I look to my own past works. It has on more than one occasion been the case that reading my older works has produced an idea that itself became a story unto itself. Also when I’ve went back through the annals of my own creative history, I may find a way to improve on an existing story. Editing (or rewriting as sometimes is the case) can be just the spark you need to reconnect with that force that drives you to create. I have rewritten several of my stories years after having set them aside, which is nice because I like to think I haven’t peaked in the craft at this time and can bring a new life and insight to these stories by the experiences I’ve had since the original writing and also the skill I’ve learned as a writer since that time.

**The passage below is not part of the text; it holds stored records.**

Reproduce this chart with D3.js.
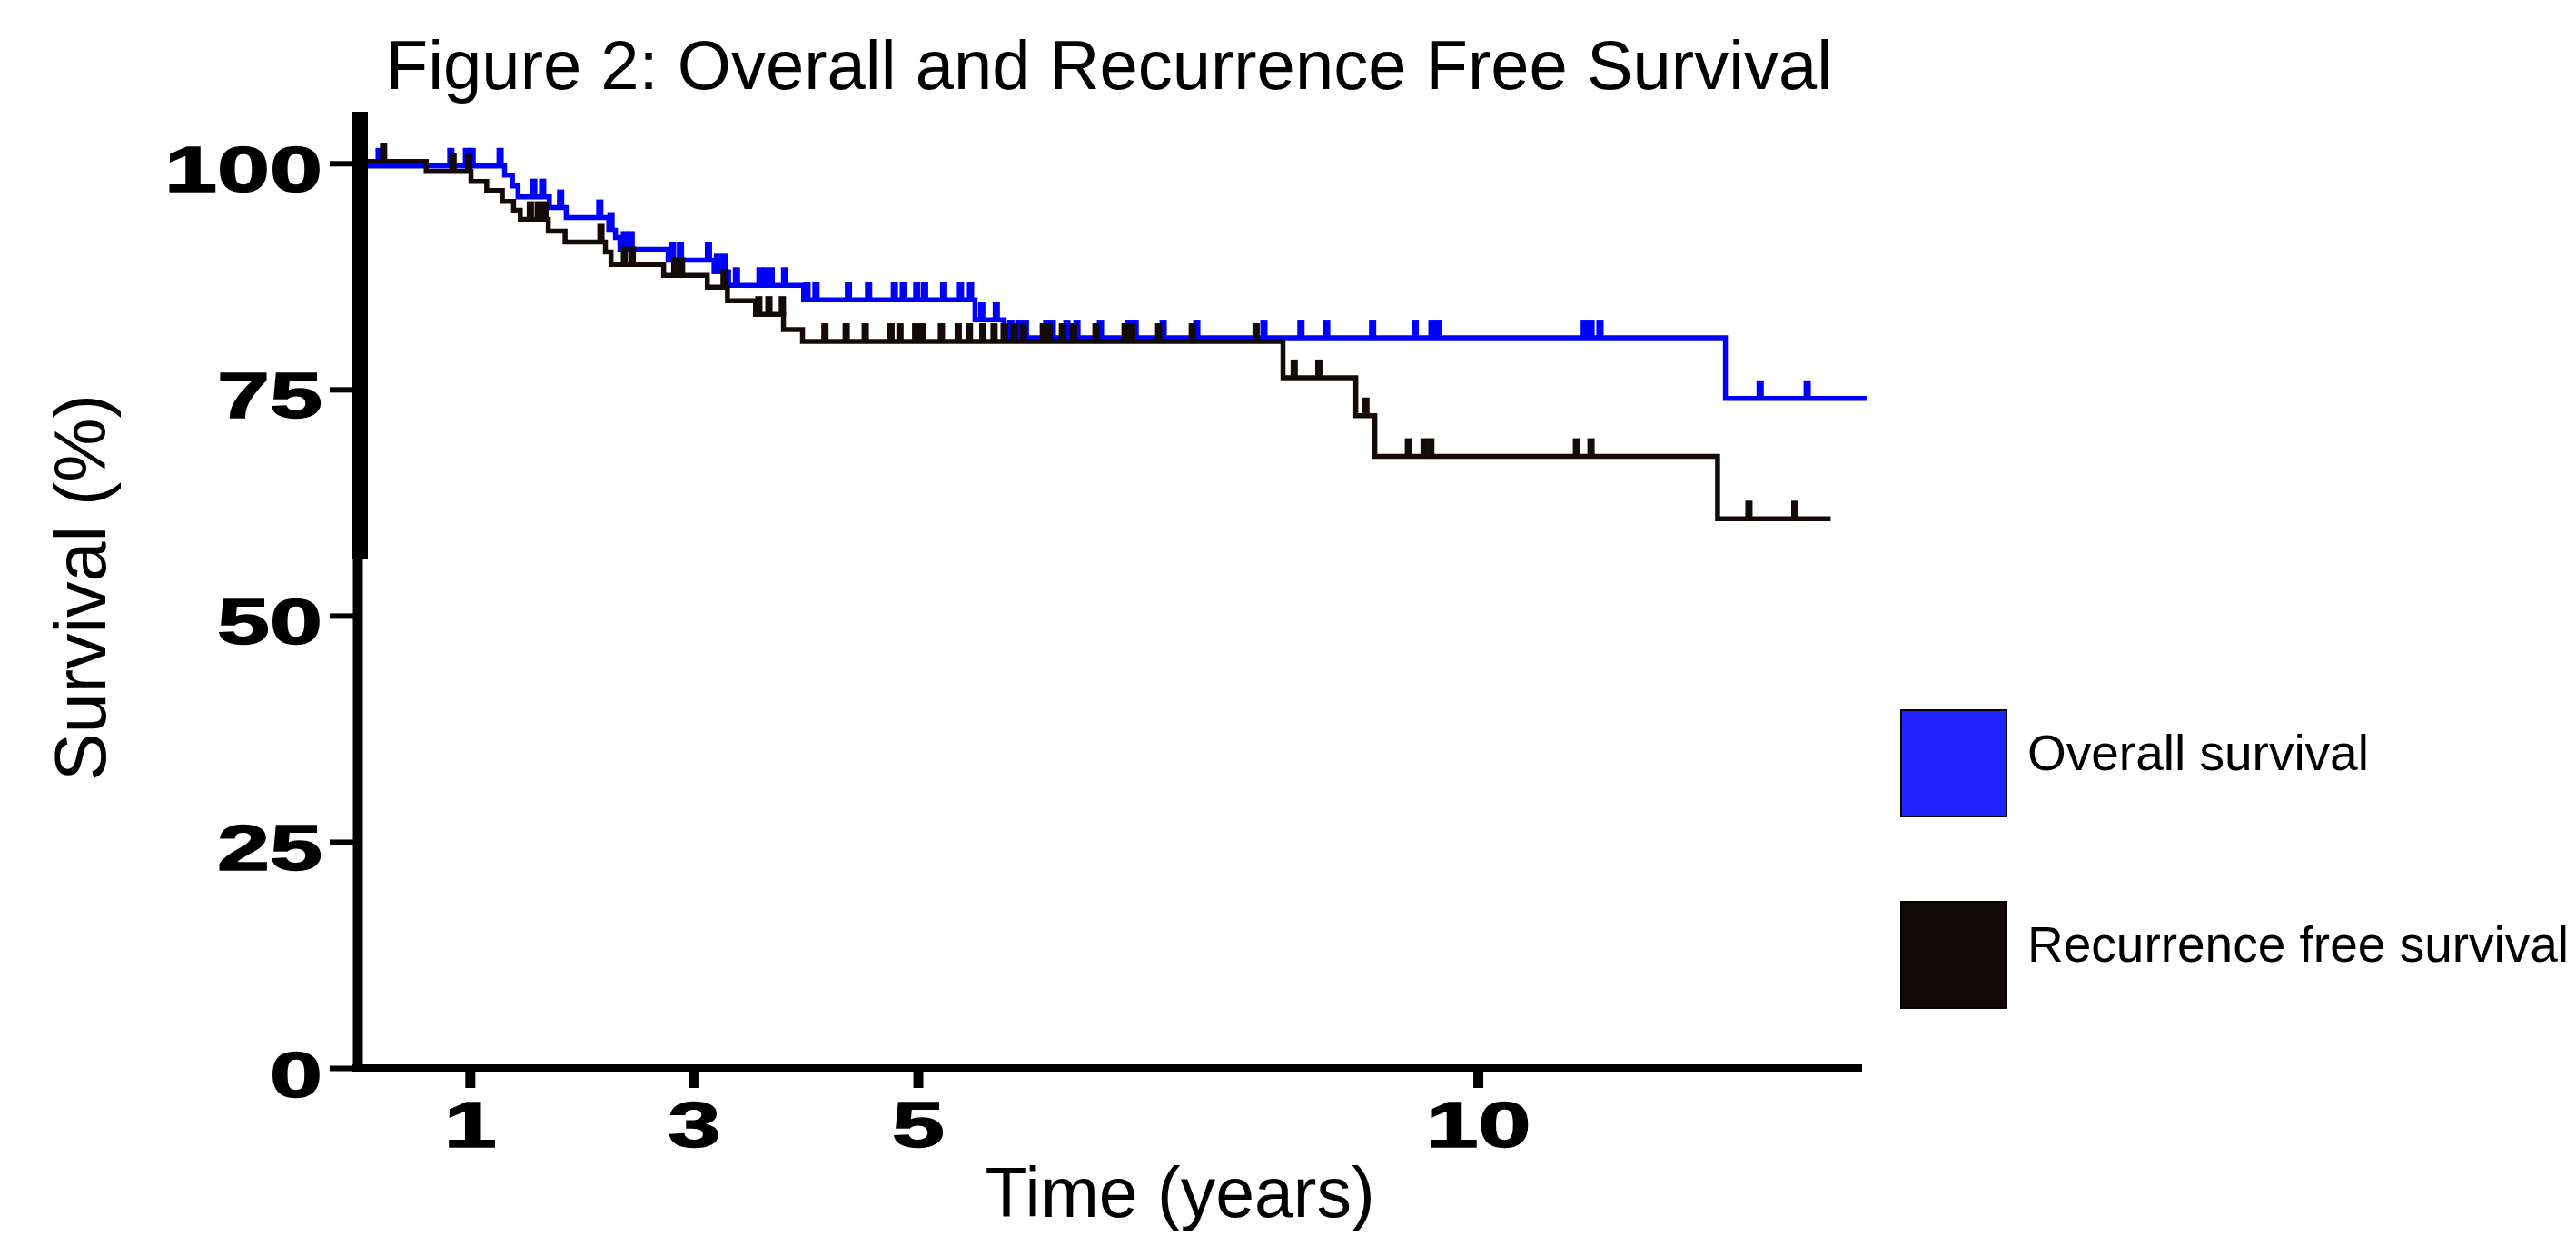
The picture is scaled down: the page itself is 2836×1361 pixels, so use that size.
<!DOCTYPE html>
<html>
<head>
<meta charset="utf-8">
<script src="https://cdn.jsdelivr.net/npm/d3@7"></script>
<style>
  html, body { margin: 0; padding: 0; background: #fff; }
  text { font-family: "Liberation Sans", Arial, sans-serif; }
</style>
</head>
<body>
<div id="chart"></div>
<script>
// Overall survival (OS) - step times (years) and survival (%)
var osTimes = [0, 1.31, 1.38, 1.43, 1.71, 1.86, 2.24, 2.30, 2.34, 2.77, 3.18, 3.31, 3.98, 5.51, 5.77, 12.21];
var osSurv  = [99.7, 98.7, 97.5, 96.3, 95.1, 94.0, 92.6, 91.8, 90.5, 89.3, 88.0, 86.5, 84.9, 82.7, 80.7, 74.0];
var osEnd = 13.47;
var osCensor = [0.19, 0.83, 0.97, 1.02, 1.27, 1.57, 1.65, 1.81, 2.16, 2.26, 2.38, 2.44, 2.81, 2.88, 3.13,
  3.21, 3.27, 3.38, 3.59, 3.64, 3.69, 3.81, 4.01, 4.09, 4.38, 4.56, 4.79, 4.87, 4.99, 5.06, 5.23, 5.38, 5.47,
  5.57, 5.70, 5.83, 5.90, 5.96, 6.15, 6.20, 6.33, 6.42, 6.63, 6.88, 6.94, 7.19, 7.49, 8.09, 8.42, 8.65,
  9.06, 9.44, 9.59, 9.65, 10.95, 11.01, 11.09, 12.52, 12.94];

// Recurrence free survival (RFS)
var rfsTimes = [0, 0.61, 1.01, 1.15, 1.29, 1.39, 1.45, 1.70, 1.85, 2.21, 2.26, 2.73, 3.12, 3.30, 3.55, 3.80, 3.97, 8.26, 8.91, 9.08, 12.14];
var rfsSurv  = [100.2, 99.1, 98.0, 97.0, 95.8, 94.8, 93.8, 92.5, 91.3, 90.2, 88.8, 87.6, 86.3, 84.8, 83.3, 81.6, 80.3, 76.3, 72.1, 67.6, 60.7];
var rfsEnd = 13.15;
var rfsCensor = [0.23, 0.85, 0.99, 1.54, 1.61, 1.67, 2.17, 2.38, 2.45, 2.83, 2.89, 3.27, 3.58, 3.67, 3.79,
  4.17, 4.36, 4.53, 4.76, 4.84, 4.98, 5.04, 5.21, 5.36, 5.46, 5.58, 5.68, 5.77, 5.86, 5.94, 6.12, 6.17,
  6.29, 6.39, 6.59, 6.85, 6.91, 7.15, 7.45, 8.02, 8.36, 8.58, 9.00, 9.38, 9.52, 9.58, 10.88, 11.01,
  12.42, 12.83];

var xTicks = [1, 3, 5, 10];
var yTicks = [0, 25, 50, 75, 100];
var legendLabels = ["Overall survival", "Recurrence free survival"];

var width = 2836, height = 1361;

var svg = d3.select("#chart").append("svg")
  .attr("width", width)
  .attr("height", height);

var x = d3.scaleLinear().domain([0, 13.43]).range([394, 2050]);
var y = d3.scaleLinear().domain([0, 105.7]).range([1176, 123]);

// build step data
function steps(times, surv, end) {
  var pts = times.map(function(t, i) { return [t, surv[i]]; });
  pts.push([end, surv[surv.length - 1]]);
  return pts;
}
function survAt(times, surv, t) {
  var v = surv[0];
  for (var i = 0; i < times.length; i++) { if (times[i] <= t) v = surv[i]; }
  return v;
}

var series = [
  { name: legendLabels[0], times: osTimes, surv: osSurv, end: osEnd, censor: osCensor, color: "#0000ff", box: "#2222ff" },
  { name: legendLabels[1], times: rfsTimes, surv: rfsSurv, end: rfsEnd, censor: rfsCensor, color: "#140b09", box: "#130808" }
];

var line = d3.line()
  .x(function(d) { return x(d[0]); })
  .y(function(d) { return y(d[1]); })
  .curve(d3.curveStepAfter);

series.forEach(function(s) {
  var g = svg.append("g");
  g.append("path")
    .attr("d", line(steps(s.times, s.surv, s.end)))
    .attr("fill", "none")
    .attr("stroke", s.color)
    .attr("stroke-width", 5.5);
  g.selectAll("line.censor")
    .data(s.censor)
    .enter().append("line")
    .attr("class", "censor")
    .attr("x1", function(d) { return x(d); })
    .attr("x2", function(d) { return x(d); })
    .attr("y1", function(d) { return y(survAt(s.times, s.surv, d)) + 2; })
    .attr("y2", function(d) { return y(survAt(s.times, s.surv, d)) - 20; })
    .attr("stroke", s.color)
    .attr("stroke-width", 8);
});

// axes
var yAxis = d3.axisLeft(y).tickValues(yTicks).tickSize(27).tickPadding(8);
var gy = svg.append("g").attr("transform", "translate(390,0)").call(yAxis);
gy.select(".domain").remove();
gy.selectAll(".tick line").attr("stroke", "#000").attr("stroke-width", 6);
gy.selectAll(".tick text")
  .attr("dy", null)
  .attr("y", 31)
  .attr("fill", "#000")
  .attr("stroke", "#000")
  .attr("stroke-width", 1.5)
  .style("font-family", "'Liberation Sans', Arial, sans-serif")
  .style("font-size", "70px")
  .style("font-weight", "bold")
  .attr("lengthAdjust", "spacingAndGlyphs")
  .attr("textLength", function(d) { return String(d).length * 58; });

var xAxis = d3.axisBottom(x).tickValues(xTicks).tickSize(22).tickPadding(10);
var gx = svg.append("g").attr("transform", "translate(0,1176)").call(xAxis);
gx.select(".domain").remove();
gx.selectAll(".tick line").attr("stroke", "#000").attr("stroke-width", 11);
gx.selectAll(".tick text")
  .attr("dy", null)
  .attr("y", 87)
  .attr("fill", "#000")
  .attr("stroke", "#000")
  .attr("stroke-width", 1.5)
  .style("font-family", "'Liberation Sans', Arial, sans-serif")
  .style("font-size", "70px")
  .style("font-weight", "bold")
  .attr("lengthAdjust", "spacingAndGlyphs")
  .attr("textLength", function(d) { return String(d).length * 58; });

// axis lines
svg.append("line")
  .attr("x1", 388).attr("x2", x.range()[1])
  .attr("y1", y(0)).attr("y2", y(0))
  .attr("stroke", "#000").attr("stroke-width", 8);
svg.append("line")
  .attr("x1", 394).attr("x2", 394)
  .attr("y1", y(0) + 4).attr("y2", y(105.7))
  .attr("stroke", "#000").attr("stroke-width", 11);
svg.append("line")
  .attr("x1", 396.5).attr("x2", 396.5)
  .attr("y1", y(56.3)).attr("y2", y(105.7))
  .attr("stroke", "#000").attr("stroke-width", 17);

// titles
svg.append("text")
  .attr("x", 1221).attr("y", 98)
  .attr("text-anchor", "middle")
  .style("font-size", "76px")
  .text("Figure 2: Overall and Recurrence Free Survival");

svg.append("text")
  .attr("transform", "translate(116,647) rotate(-90)")
  .attr("text-anchor", "middle")
  .style("font-size", "79px")
  .text("Survival (%)");

svg.append("text")
  .attr("x", 1299).attr("y", 1340)
  .attr("text-anchor", "middle")
  .style("font-size", "77px")
  .text("Time (years)");

// legend
var legend = svg.append("g").selectAll("g")
  .data(series)
  .enter().append("g")
  .attr("transform", function(d, i) { return "translate(2093," + (782 + i * 211) + ")"; });
legend.append("rect")
  .attr("width", 116).attr("height", 117)
  .attr("fill", function(d) { return d.box; })
  .attr("stroke", "#000").attr("stroke-width", 2);
legend.append("text")
  .attr("x", 139).attr("y", 66)
  .style("font-size", "55px")
  .text(function(d) { return d.name; });
</script>
</body>
</html>
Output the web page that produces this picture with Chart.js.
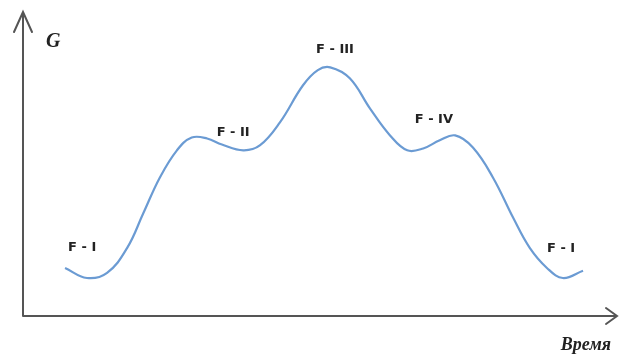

Another part of the past I’ll look into is myth. All writers essentially craft modern day myth. Twilight, Harry Potter, Gabriel Allon, Jack Reacher, and Repairman Jack are all characters of our modern day myths (if you don’t recognize any of these names or titles please look them up on google or amazon). So there is no harm in looking to our foregone counterparts who told tales of mortals and immortals, monsters and heroes. (Do we create from within or merely channel that flow of imagination and storytelling that has always existed? That is a topic for a much heftier blog.) Isn’t that what we do, tell stories of good and evil, heroes and the monsters they face? The names, weapons, and faces of evil may have changed but so has the face of the earth, our stories must evolve to remain relevant. However that doesn’t mean that we can’t learn from the myths of old let’s take Odysseus and his heralding voyage to return home originally give to us by Homer (and no, I don’t mean Simpson). What could we do with that? Well, make Odysseus a soldier in a different time say now and put him in the deserts of Iraq of mountains of Afghanistan. Transform his hardships into things from that region and portray his treacherous journey home. Put him in a spaceship and turn it into a science fiction story. There is value in taking the classics we live with and changing one facet of the stories.
The final piece of the past you should look at is history itself. Is there an opportunity for you to tell a story against a historic backdrop or is there a historical situation that you can transport to a different place and time to create something new. Joss Whedon’s Firefly is something along those lines. He took a group of Confederate soldiers after the Civil War and changed the war, changed the reasons, and changed the when and where to create a great story with wonderful characters that resonate with the audience. So what historical events from feudal Japan, ancient Mesopotamia, early North America, or other locale in history can you go to find something to light the creative fire? That is between you and your imagination.
These are just some of the things I do when I’m in a dry spell. They normally work for me, and I hope they could work for you. I’ve been in slumps where everything I wrote was horrible and I hated all of it, but later when I’ve come back to it I was able to use it as a part of something else or completely rewrite it and it became a stand alone piece. So look to the past to find your inspiration for the future.